GRAN FINALE. La seconda parte è quasi interamente dedicata a Pëtr Il’ič Čajkovsij con la suite dal balletto “Lo schiaccianoci” in cui il ventaglio timbrico dell’Orchestra si fa sfaccettato e ricco già dalla trasparente Ouverture-miniature, mentre nelle cinque Danze caratteristiche accanto a strumenti tradizionali si collocano la celesta, il cuculo, le castagnette e le raganelle. Alla parte introduttiva fa seguito la Marcia, dove il tema è cesellato dalla tromba, dai corni e dai clarinetti. Nella “Danza della Fata dei confetti” protagonisti sono per l’appunto la celesta, qui ineccepibilmente suonata da Gaetano Costa, e il clarinetto che conferiscono un’aura di ammaliante mistero all’insieme, seguiti dalla frenetica “Danza Russa”, in tempo di trépak, nella quale sono presenti interessanti progressioni.
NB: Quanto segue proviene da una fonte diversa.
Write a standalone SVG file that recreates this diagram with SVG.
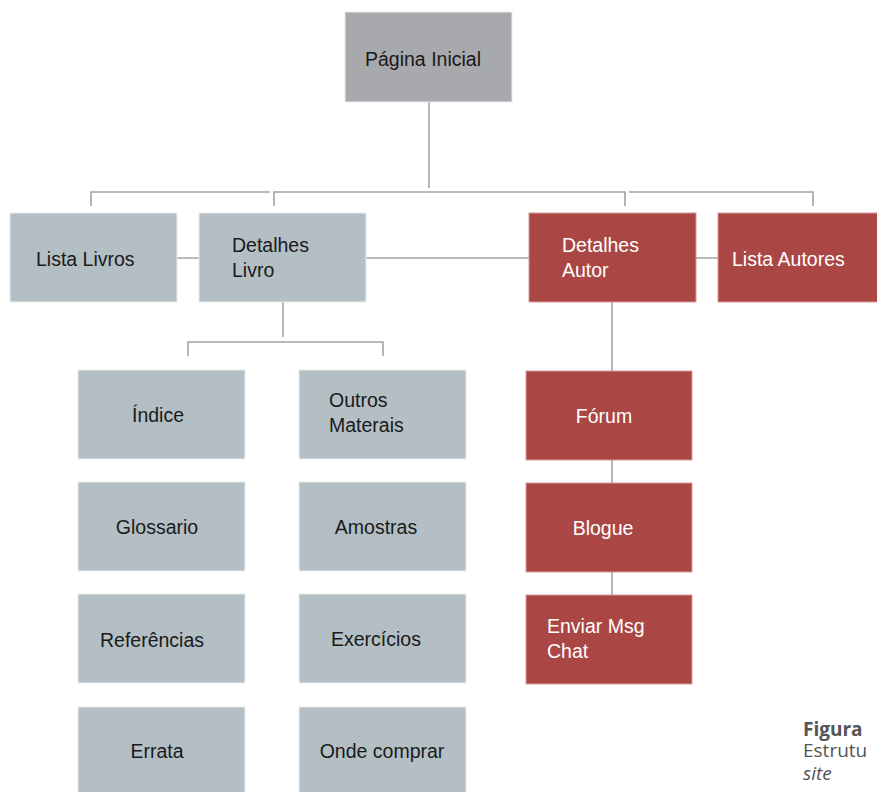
<svg xmlns="http://www.w3.org/2000/svg" width="877" height="792" viewBox="0 0 877 792">
<style>
.n rect{stroke:#e8ecee;stroke-width:1}
.g rect{fill:#a8a9ad}
.b rect{fill:#b3bfc5}
.r rect{fill:#aa4745;stroke:#d89a98}
text{font-family:"Liberation Sans",Arial,sans-serif;font-size:19.5px}
.g text,.b text{fill:#1a1a1a}
.r text{fill:#ffffff}
.c{stroke:#a3a3a3;stroke-width:1.6;fill:none}
.cap{font-family:"Open Sans","Noto Sans",sans-serif;font-size:19px;fill:#555}
</style>
<rect width="877" height="792" fill="#ffffff"/>
<g id="connectors" class="c">
<path d="M429 102V188"/>
<path d="M91 206V192H270"/>
<path d="M274 206V192H625V206"/>
<path d="M629 192H813V206"/>
<path d="M177 258H199M366 258H529M696 258H718"/>
<path d="M283 302V337"/>
<path d="M188 356V342H383V356"/>
<path d="M612 302V371M612 460V483M612 572V595"/>
</g>
<g id="pagina-inicial" class="n g"><rect x="345" y="12" width="167" height="90"/><text x="365" y="66">Página Inicial</text></g>
<g id="lista-livros" class="n b"><rect x="10" y="213" width="167" height="89"/><text x="36" y="266">Lista Livros</text></g>
<g id="detalhes-livro" class="n b"><rect x="199" y="213" width="167" height="89"/><text x="232" y="252">Detalhes</text><text x="232" y="277">Livro</text></g>
<g id="detalhes-autor" class="n r"><rect x="529" y="213" width="167" height="89"/><text x="562" y="252">Detalhes</text><text x="562" y="277">Autor</text></g>
<g id="lista-autores" class="n r"><rect x="718" y="213" width="167" height="89"/><text x="732" y="266">Lista Autores</text></g>
<g id="indice" class="n b"><rect x="78" y="370" width="167" height="89"/><text x="158" y="422" text-anchor="middle">Índice</text></g>
<g id="outros-materais" class="n b"><rect x="299" y="370" width="167" height="89"/><text x="329" y="407">Outros</text><text x="329" y="432">Materais</text></g>
<g id="glossario" class="n b"><rect x="78" y="482" width="167" height="89"/><text x="157" y="534" text-anchor="middle">Glossario</text></g>
<g id="amostras" class="n b"><rect x="299" y="482" width="167" height="89"/><text x="376" y="534" text-anchor="middle">Amostras</text></g>
<g id="referencias" class="n b"><rect x="78" y="594" width="167" height="89"/><text x="152" y="647" text-anchor="middle">Referências</text></g>
<g id="exercicios" class="n b"><rect x="299" y="594" width="167" height="89"/><text x="376" y="646" text-anchor="middle">Exercícios</text></g>
<g id="errata" class="n b"><rect x="78" y="707" width="167" height="89"/><text x="157" y="758" text-anchor="middle">Errata</text></g>
<g id="onde-comprar" class="n b"><rect x="299" y="707" width="167" height="89"/><text x="382" y="758" text-anchor="middle">Onde comprar</text></g>
<g id="forum" class="n r"><rect x="526" y="371" width="166" height="89"/><text x="604" y="423" text-anchor="middle">Fórum</text></g>
<g id="blogue" class="n r"><rect x="526" y="483" width="166" height="89"/><text x="603" y="535" text-anchor="middle">Blogue</text></g>
<g id="enviar-msg-chat" class="n r"><rect x="526" y="595" width="166" height="89"/><text x="547" y="633">Enviar Msg</text><text x="547" y="658">Chat</text></g>
<g id="caption">
<text class="cap" x="803" y="736" font-weight="bold">Figura</text>
<text class="cap" x="803" y="757">Estrutu</text>
<text class="cap" x="803" y="780" font-style="italic">site</text>
</g>
</svg>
In 3/8 l’Allegretto della “Danza araba”, una ninna nanna georgiana appresa a Tbilisi, dove torbidi e seducenti risuonano il corno inglese e il ritmico tamburino intanto che guizzano impennanti i flauti e l’ottavino nella “Danza cinese”, sullo staccato dei fagotti e il pizzicato degli archi. Quindi la “Danza dei mirlitons” con il lungo assolo dei tre flauti seguiti dagli ottoni e dalle percussioni, che sotto finale ripropongono il tema cardine, e infine il “Valzer dei fiori” dove il crescente dialogo tra i fiati e il clarinetto si apre agli archi nel più tradizionale dei valzer viennesi. Dulcis in fundo a chiudere è “A Christmas Festival” dell’americano Leroy Anderson che intorno agli anni’50 volle racchiudere i canti natalizi più popolari, come “Joy to the world”, “Deck the Halls”, “Jingle Bells”, “Adeste fideles”, “Silent night”, in questo originale medley. Un concerto meritatamente osannato in cui oltre a una solida bacchetta e a un’Orchestra in grande forma si sono ripercorsi alcuni dei punti salienti della musica europea tra Settecento e Novecento.